In Wonder Woman #26, il team di Tom King e Daniel Sampere costruiscono una parabola politica che usa l’isola di Moray come teatro di una riflessione sull’autoritarismo e sulla manipolazione collettiva. L’isola nasce come rifugio per coloro che hanno perso tutto a causa delle battaglie tra supereroi, in particolare dopo la Crisis on Infinite Earths. Un luogo pensato per trovare pace si trasforma in un laboratorio del potere, dove le buone intenzioni vengono travolte da nuove forme di dominio.

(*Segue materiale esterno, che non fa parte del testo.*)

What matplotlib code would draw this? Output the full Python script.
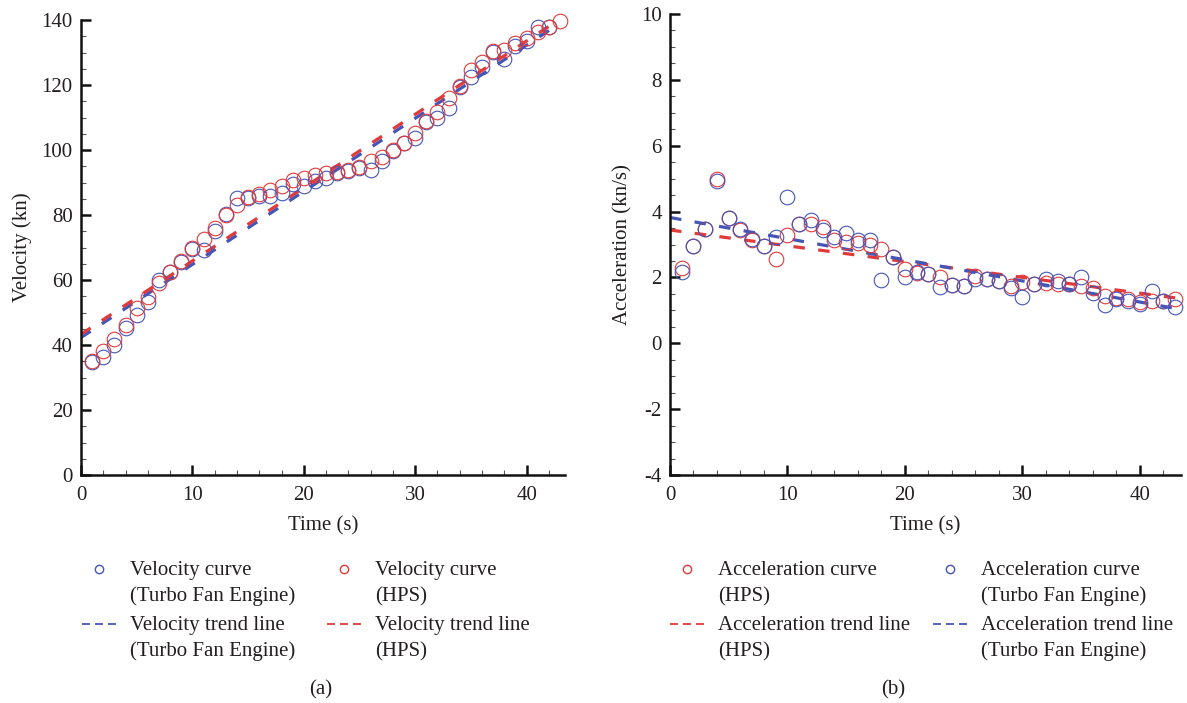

Il protagonista di questa deriva è però Mouse Man, un criminale minore che sfrutta il vuoto di potere per instaurare un regime personale. Inizia come figura grottesca e marginale, ma la storia mostra come la mediocrità possa farsi tirannia quando trova consenso e paura. Il controllo di Mouse Man cresce insieme al simbolismo del regime: raduni, bandiere, slogan e la repressione di ogni dissenso. L’isola diventa una caricatura inquietante delle dittature moderne, dove il culto del capo prevale.

Wonder Woman entra in scena come osservatrice e poi come forza di riscatto. La sua missione è salvare una società che ha rinunciato a scegliere. Diana incontra i ribelli felini, un gruppo che rappresenta la resistenza morale contro l’oppressione e che riaccende in lei il senso della giustizia autentica.

L’opera alterna ironia e inquietudine, con un tono che ricorda la satira politica travestita da racconto fantasy. King usa l’assurdo per descrivere un meccanismo familiare: l’ascesa di un potere che promette ordine e porta schiavitù. La figura di Mouse Man diventa un simbolo della fragilità della democrazia.

Il fumetto riesce a unire critica sociale e azione supereroistica con molto equilibrio. Le tavole di Sampere rendono il clima di oppressione crescente, con scenari densi di segni e di contrasti. L’insieme è un racconto che usa la mitologia dei supereroi per interrogare il presente, e dimostra come anche l’assurdo possa rivelare la verità di un tempo dominato da nuovi piccoli tiranni.